O melhor cobranding da história
O que o picolé Kibon de Guaraná Antarctica, a linha de utensílios domésticos da Tok Stok com a identidade visual da Maizena e as balas Butter Toffees sabor cappuccino Três Corações têm em comum? Ora, são todos casos recentes de cobranding, recurso que permite a duas ou mais marcas se associarem para desenvolver a edição especial de algum produto ou serviço. Em São Paulo, existe até empresa especializada em promover essas uniões.
Para mim, porém, dificilmente um cobranding brasileiro será tão bem-sucedido quanto aquele ocorrido no distante 1974 - muito tempo antes, portanto, de ações desse tipo terem nome. Ele uniu as duas melhores e mais duradouras marcas de suas respectivas categorias e até hoje o produto final está na estante, na memória e no coração dos consumidores.
Foi o cobranding que juntou Elis Regina e Tom Jobim.

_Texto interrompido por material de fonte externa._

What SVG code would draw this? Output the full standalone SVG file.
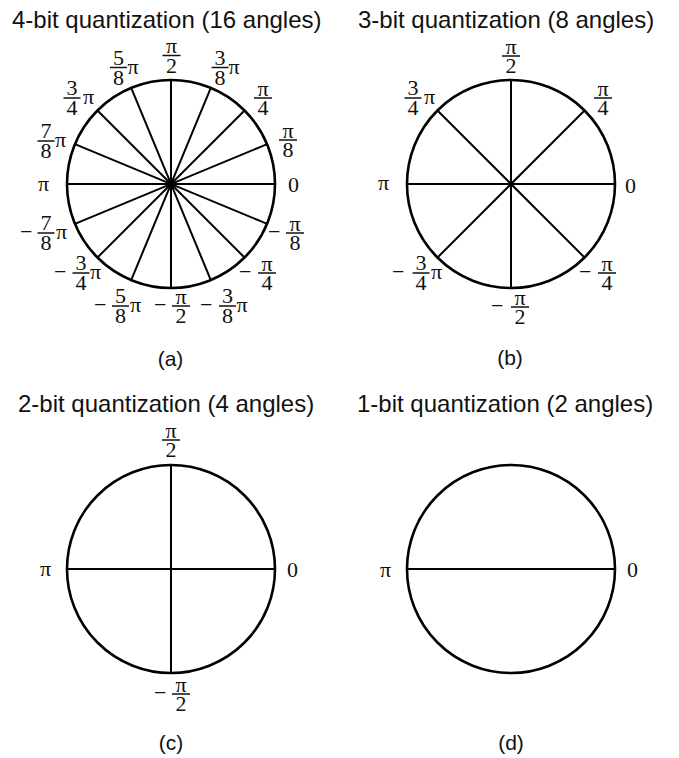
<svg xmlns="http://www.w3.org/2000/svg" width="679" height="758" viewBox="0 0 679 758">
<style>
.ttl{font-family:"Liberation Sans",Arial,sans-serif;font-size:24px;fill:#111}
.cap{font-family:"Liberation Sans",Arial,sans-serif;font-size:21px;fill:#111;text-anchor:middle}
.m{font-family:"Liberation Serif","Times New Roman",serif;font-size:22px;fill:#111;text-anchor:middle}
.s{font-family:"Liberation Serif","Times New Roman",serif;font-size:22px;fill:#111}
.bar{stroke:#111;stroke-width:1.5}
.ring{fill:none;stroke:#000;stroke-width:2.6}
.spoke{stroke:#000;stroke-width:2}
</style>
<rect width="679" height="758" fill="#fff"/>

<g id="panel-a">
<text class="ttl" x="12" y="28">4-bit quantization (16 angles)</text>
<circle class="ring" cx="171" cy="184" r="104"/>
<g id="spokes-a" class="spoke">
<line x1="275" y1="184" x2="67" y2="184"/>
<line x1="267.08" y1="144.2" x2="74.92" y2="223.8"/>
<line x1="244.54" y1="110.46" x2="97.46" y2="257.54"/>
<line x1="210.8" y1="87.92" x2="131.2" y2="280.08"/>
<line x1="171" y1="80" x2="171" y2="288"/>
<line x1="131.2" y1="87.92" x2="210.8" y2="280.08"/>
<line x1="97.46" y1="110.46" x2="244.54" y2="257.54"/>
<line x1="74.92" y1="144.2" x2="267.08" y2="223.8"/>
</g>
<circle cx="171" cy="184" r="3.5" fill="#000"/>
<text class="m"><tspan x="171.5" y="52.5">π</tspan><tspan x="171.5" y="72.5">2</tspan></text><line class="bar" x1="162.5" y1="55.5" x2="180.5" y2="55.5"/>
<text class="m"><tspan x="220" y="64.5">3</tspan><tspan x="220" y="84.5">8</tspan></text><line class="bar" x1="211.5" y1="67.5" x2="228.5" y2="67.5"/><text class="s" x="228.5" y="73.5">π</text>
<text class="m"><tspan x="118.5" y="64.5">5</tspan><tspan x="118.5" y="84.5">8</tspan></text><line class="bar" x1="110" y1="67.5" x2="127" y2="67.5"/><text class="s" x="127.5" y="73.5">π</text>
<text class="m"><tspan x="72" y="95">3</tspan><tspan x="72" y="115">4</tspan></text><line class="bar" x1="63.5" y1="98" x2="80.5" y2="98"/><text class="s" x="83" y="104">π</text>
<text class="m"><tspan x="263" y="95.5">π</tspan><tspan x="263" y="115">4</tspan></text><line class="bar" x1="254" y1="98" x2="272" y2="98"/>
<text class="m"><tspan x="46" y="138">7</tspan><tspan x="46" y="158">8</tspan></text><line class="bar" x1="37.5" y1="141" x2="54.5" y2="141"/><text class="s" x="55" y="147">π</text>
<text class="m"><tspan x="288" y="137.5">π</tspan><tspan x="288" y="157">8</tspan></text><line class="bar" x1="279" y1="140" x2="297" y2="140"/>
<text class="s" x="38" y="191">π</text>
<text class="s" x="288" y="192">0</text>
<text class="s" x="20" y="239">−</text><text class="m"><tspan x="46" y="230">7</tspan><tspan x="46" y="250">8</tspan></text><line class="bar" x1="37.5" y1="233" x2="54.5" y2="233"/><text class="s" x="56" y="239">π</text>
<text class="s" x="268" y="239">−</text><text class="m"><tspan x="295" y="230.5">π</tspan><tspan x="295" y="250">8</tspan></text><line class="bar" x1="286" y1="233" x2="304" y2="233"/>
<text class="s" x="54" y="279">−</text><text class="m"><tspan x="81" y="270">3</tspan><tspan x="81" y="290">4</tspan></text><line class="bar" x1="72.5" y1="273" x2="89.5" y2="273"/><text class="s" x="90" y="279">π</text>
<text class="s" x="239" y="279">−</text><text class="m"><tspan x="267" y="270.5">π</tspan><tspan x="267" y="290">4</tspan></text><line class="bar" x1="258" y1="273" x2="276" y2="273"/>
<text class="s" x="94" y="312">−</text><text class="m"><tspan x="120.5" y="303">5</tspan><tspan x="120.5" y="323">8</tspan></text><line class="bar" x1="112" y1="306" x2="129" y2="306"/><text class="s" x="130" y="312">π</text>
<text class="s" x="154" y="312">−</text><text class="m"><tspan x="181" y="303.5">π</tspan><tspan x="181" y="323">2</tspan></text><line class="bar" x1="172" y1="306" x2="190" y2="306"/>
<text class="s" x="200" y="312">−</text><text class="m"><tspan x="227.5" y="303">3</tspan><tspan x="227.5" y="323">8</tspan></text><line class="bar" x1="219" y1="306" x2="236" y2="306"/><text class="s" x="236.5" y="312">π</text>
<text class="cap" x="170.5" y="366">(a)</text>
</g>

<g id="panel-b">
<text class="ttl" x="358" y="28">3-bit quantization (8 angles)</text>
<circle class="ring" cx="511" cy="184" r="104"/>
<g id="spokes-b" class="spoke">
<line x1="615" y1="184" x2="407" y2="184"/>
<line x1="584.54" y1="110.46" x2="437.46" y2="257.54"/>
<line x1="511" y1="80" x2="511" y2="288"/>
<line x1="437.46" y1="110.46" x2="584.54" y2="257.54"/>
</g>
<circle cx="511" cy="184" r="2.5" fill="#000"/>
<text class="m"><tspan x="511" y="53.5">π</tspan><tspan x="511" y="73">2</tspan></text><line class="bar" x1="502" y1="56" x2="520" y2="56"/>
<text class="m"><tspan x="413" y="95">3</tspan><tspan x="413" y="115">4</tspan></text><line class="bar" x1="404.5" y1="98" x2="421.5" y2="98"/><text class="s" x="424" y="104">π</text>
<text class="m"><tspan x="603" y="95.5">π</tspan><tspan x="603" y="115">4</tspan></text><line class="bar" x1="594" y1="98" x2="612" y2="98"/>
<text class="s" x="378" y="190">π</text>
<text class="s" x="625" y="193">0</text>
<text class="s" x="392" y="279">−</text><text class="m"><tspan x="421" y="270">3</tspan><tspan x="421" y="290">4</tspan></text><line class="bar" x1="412.5" y1="273" x2="429.5" y2="273"/><text class="s" x="431" y="279">π</text>
<text class="s" x="579" y="279">−</text><text class="m"><tspan x="607" y="270.5">π</tspan><tspan x="607" y="290">4</tspan></text><line class="bar" x1="598" y1="273" x2="616" y2="273"/>
<text class="s" x="491" y="313">−</text><text class="m"><tspan x="520" y="304.5">π</tspan><tspan x="520" y="324">2</tspan></text><line class="bar" x1="511" y1="307" x2="529" y2="307"/>
<text class="cap" x="510" y="365">(b)</text>
</g>

<g id="panel-c">
<text class="ttl" x="18" y="412">2-bit quantization (4 angles)</text>
<circle class="ring" cx="171" cy="569" r="104"/>
<g id="spokes-c" class="spoke">
<line x1="275" y1="569" x2="67" y2="569"/>
<line x1="171" y1="465" x2="171" y2="673"/>
</g>
<text class="m"><tspan x="171" y="437.5">π</tspan><tspan x="171" y="457">2</tspan></text><line class="bar" x1="162" y1="440" x2="180" y2="440"/>
<text class="s" x="40" y="576">π</text>
<text class="s" x="287" y="577">0</text>
<text class="s" x="154" y="700">−</text><text class="m"><tspan x="181" y="691.5">π</tspan><tspan x="181" y="711">2</tspan></text><line class="bar" x1="172" y1="694" x2="190" y2="694"/>
<text class="cap" x="171" y="750">(c)</text>
</g>

<g id="panel-d">
<text class="ttl" x="357" y="412">1-bit quantization (2 angles)</text>
<circle class="ring" cx="511" cy="569" r="104"/>
<g id="spokes-d" class="spoke">
<line x1="615" y1="569" x2="407" y2="569"/>
</g>
<text class="s" x="380" y="577">π</text>
<text class="s" x="627" y="577">0</text>
<text class="cap" x="511" y="750">(d)</text>
</g>
</svg>
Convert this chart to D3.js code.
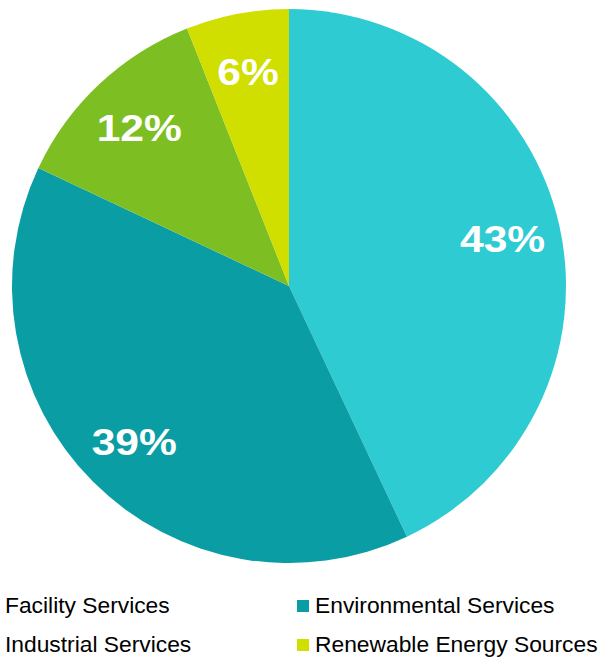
<!DOCTYPE html>
<html>
<head>
<meta charset="utf-8">
<script src="https://cdn.jsdelivr.net/npm/d3@7"></script>
<style>
  body { margin: 0; background: #fff; overflow: hidden; }
  svg { display: block; }
</style>
</head>
<body>
<svg></svg>
<script>
let categories = ['Facility Services', 'Environmental Services', 'Industrial Services', 'Renewable Energy Sources'];
let values = [43, 39, 12, 6];
let colors = ['#2ecbd2', '#0a9ea4', '#7dbf22', '#d0de00'];

let w = 603;
let h = 658;
let cx = 289;
let cy = 286;
let r = 277;

let svg = d3.select('svg')
            .attr('width', w)
            .attr('height', h);

let color = d3.scaleOrdinal()
              .domain(categories)
              .range(colors);

let pie = d3.pie()
            .sort(null)
            .value(d => d.value);

let data = categories.map((c, i) => ({ name: c, value: values[i] }));
let arcs = pie(data);

let arc = d3.arc().innerRadius(0).outerRadius(r);
let labelArc = d3.arc().innerRadius(r * 0.79).outerRadius(r * 0.79);

let g = svg.append('g')
           .attr('transform', 'translate(' + cx + ',' + cy + ')');

g.selectAll('path')
 .data(arcs)
 .enter()
 .append('path')
 .attr('d', arc)
 .attr('fill', d => color(d.data.name));

let total = d3.sum(values);

g.selectAll('text.lbl')
 .data(arcs)
 .enter()
 .append('text')
 .attr('class', 'lbl')
 .attr('transform', d => {
   let p = labelArc.centroid(d);
   return 'translate(' + p[0] + ',' + p[1] + ') scale(1.15,1)';
 })
 .attr('text-anchor', 'middle')
 .attr('dy', '0.38em')
 .style('font-family', '"Liberation Sans", Arial, sans-serif')
 .style('font-weight', 'bold')
 .style('font-size', '37px')
 .style('fill', '#fff')
 .text(d => Math.round(d.data.value / total * 100) + '%');

// legend: two columns, the left swatches sit off the left edge
let legend = svg.append('g');
let items = legend.selectAll('g')
                  .data(data)
                  .enter()
                  .append('g')
                  .attr('transform', (d, i) => 'translate(' + (-13 + (i % 2) * 310) + ',' + (613 + Math.floor(i / 2) * 39) + ')');

items.append('rect')
     .attr('x', 0)
     .attr('y', -13)
     .attr('width', 12)
     .attr('height', 12)
     .attr('fill', d => color(d.name));

items.append('text')
     .attr('x', 18)
     .attr('y', 0)
     .style('font-family', '"Liberation Sans", Arial, sans-serif')
     .style('font-size', '22.8px')
     .style('fill', '#000')
     .text(d => d.name);
</script>
</body>
</html>
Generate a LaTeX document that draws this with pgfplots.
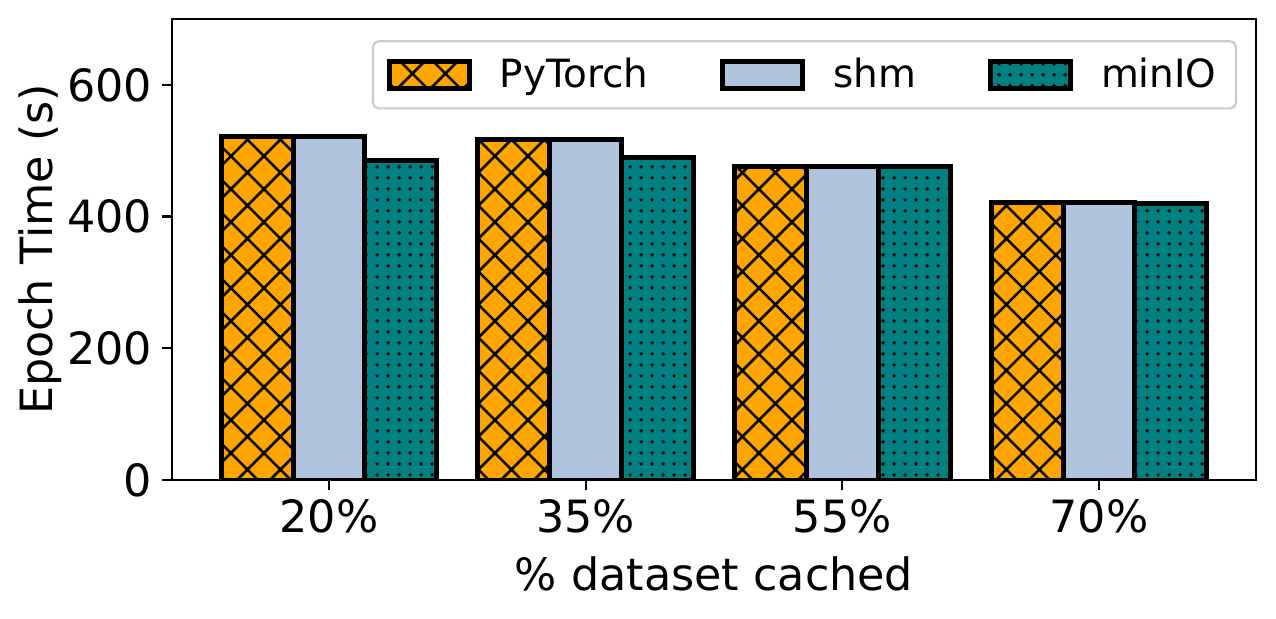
\documentclass[border=0pt]{standalone}
\usepackage{fontspec}
\setmainfont{DejaVu Sans}
\usepackage{pgfplots}
\pgfplotsset{compat=1.18}
\usetikzlibrary{patterns.meta}
\definecolor{cPy}{RGB}{255,165,0}
\definecolor{cShm}{RGB}{176,196,222}
\definecolor{cMin}{RGB}{0,128,128}
\begin{document}
\begin{tikzpicture}
\path[use as bounding box] (-61.92pt,-49.68pt) rectangle (397.44pt,172.8pt);
\begin{axis}[
  at={(0,0)}, anchor=south west,
  scale only axis, width=390.24pt, height=165.96pt,
  ybar=0pt, bar width=0.28,
  xmin=-0.612, xmax=3.612, ymin=0, ymax=700,
  xtick={0,1,2,3}, xticklabels={20\%,35\%,55\%,70\%},
  ytick={0,200,400,600},
  xtick pos=lower, ytick pos=left,
  tick align=outside, major tick length=3.6pt,
  tick style={line width=0.8pt, black},
  axis line style={line width=0.8pt},
  /pgf/number format/assume math mode=true,
  ticklabel style={font=\fontsize{16}{19}\selectfont},
  xlabel={\% dataset cached}, ylabel={Epoch Time (s)},
  every axis x label/.style={at={(axis description cs:0.5,0)}, anchor=base, yshift=-39.6pt, font=\fontsize{16}{19}\selectfont},
  every axis y label/.style={at={(axis description cs:-0.1217,0.5)}, rotate=90, anchor=center, font=\fontsize{16}{19}\selectfont},
  legend columns=3,
  legend style={at={(0.9825,0.954)}, anchor=north east, draw=black!20, fill=white,
    rounded corners=2pt, line width=0.8pt, font=\fontsize{14}{17}\selectfont,
    inner xsep=5pt, inner ysep=4pt,
    /tikz/every odd column/.append style={column sep=8pt},
    /tikz/every even column/.append style={column sep=24pt}},
  every axis plot post/.append style={legend image code/.code={\draw[#1, sharp corners] (0pt,-4.9pt) rectangle (28.8pt,4.9pt);}},
]
\addplot[fill=cPy, draw=black, line width=1.8pt,
  postaction={pattern={Hatch[angle=45,distance=8.4pt,line width=0.9pt]}, pattern color=black}]
  coordinates {(0,521) (1,517) (2,476) (3,421)};
\addlegendentry{PyTorch}
\addplot[fill=cShm, draw=black, line width=1.8pt]
  coordinates {(0,521) (1,517) (2,476) (3,421)};
\addlegendentry{shm}
\addplot[fill=cMin, draw=black, line width=1.8pt,
  postaction={pattern={Dots[distance=4pt,radius=0.75pt]}, pattern color=black}]
  coordinates {(0,485) (1,490) (2,476) (3,420)};
\addlegendentry{minIO}
\end{axis}
\end{tikzpicture}
\end{document}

Estranho? Ora, o disco resultante dessa parceria é considerado, até hoje, o melhor da música popular brasileira do século 20. E a mentalidade que ajudou a concebê-lo envolveu elementos típicos do pensamento empresarial. Quem conta a história é Roberto de Oliveira, empresário de Elis à época, em depoimento ao Estadão (leia completo aqui).
“Elis vivia um momento crítico na carreira. Fazia grande sucesso, era talentosíssima, mas estava com o prestígio em baixa. Sofria um crescente preconceito vindo de alguns setores da imprensa, da intelectualidade e do mundo acadêmico, que não a perdoavam por ter cantado nas Olimpíadas do Exército. Elis não apoiava a ditadura, mas havia participado daquele evento um pouco por medo de retaliação e muito por inabilidade dos empresários da época, que negociaram o contrato sem medir consequências. O resultado foi devastador. (...) Conversamos bastante e decidimos por um reposicionamento. As principais decisões: mais cuidado com as palavras nas declarações que fazia, dedicação prioritária aos shows do Circuito Universitário e produção de um projeto em parceria com um artista de prestígio, para deixar claro que [ela] fazia parte do primeiro time.”
Repare no diagnóstico de Oliveira, traduzido aqui para o jargão dos negócios: ele tinha em mãos um produto excelente e popular, a cantora Elis Regina, mas de prestígio abalado junto a parte do público devido a um malfadado endosso a uma corporação francamente antipática, o regime militar. A solução? A mesma que qualquer marqueteiro recomendaria: o reposicionamento.
Ele seria operacionalizado evitando a exposição desmedida do produto nos meios de comunicação; reforçando o vínculo com uma parte importante dos consumidores, os universitários; e, principalmente, associando sua imagem a outra marca, de maior prestígio na época, de modo que esta funcionasse como a alavanca de valor necessária para completar o turnaround.
E qual era essa outra marca? Oliveira continua:
“Propus que o projeto fosse um encontro, como pretendíamos, e sugeri o nome do Tom [Jobim]. Tinha tudo a ver. Ele vivia fora do Brasil, não se envolvia muito com política e não participava do bullying que crescia para cima de Elis. (...) Eles se completavam. Elis precisava de mais prestígio, algo que Tom tinha de sobra, e ele se ressentia um pouco de não ser tão popular no seu próprio país.”
Repare que, para propor o cobranding, Oliveira identifica uma marca que também poderia ter interesse na associação, a fim de propor uma relação ganha-ganha. Tom Jobim precisava se reaproximar de um mercado deixado meio de lado depois de sua internacionalização.
É bem verdade que a execução das ideias de Oliveira foi bem menos linear e previsível do que seu planejamento. Elis e sua banda foram aos Estados Unidos e só lá contaram do projeto a Tom – o parceiro de cobranding, portanto, só foi avisado das intenções da outra parte em cima da hora. Pego de surpresa, ficou reticente no início, mas topou gravar o disco. Só que não confiou muito nos recursos humanos designados para colocá-lo em prática: músicos e arranjador brasileiros pareciam-lhe um downgrade frente aos talentos disponíveis na América. Mas como toda negociação prevê que as partes cedam um pouco, Tom assentiu, as gravações deslancharam e o produto final ficou perfeito, tanto que gerou extensões de marca, tais como um especial de televisão e apresentações no Brasil.
Bem, os dois produtos que promoveram o inesquecível cobranding não estão mais entre nós, mas suas marcas continuam as mais veneradas no mercado da música popular brasileira. Tom é o eterno maestro soberano, e Elis canta melhor a cada dia.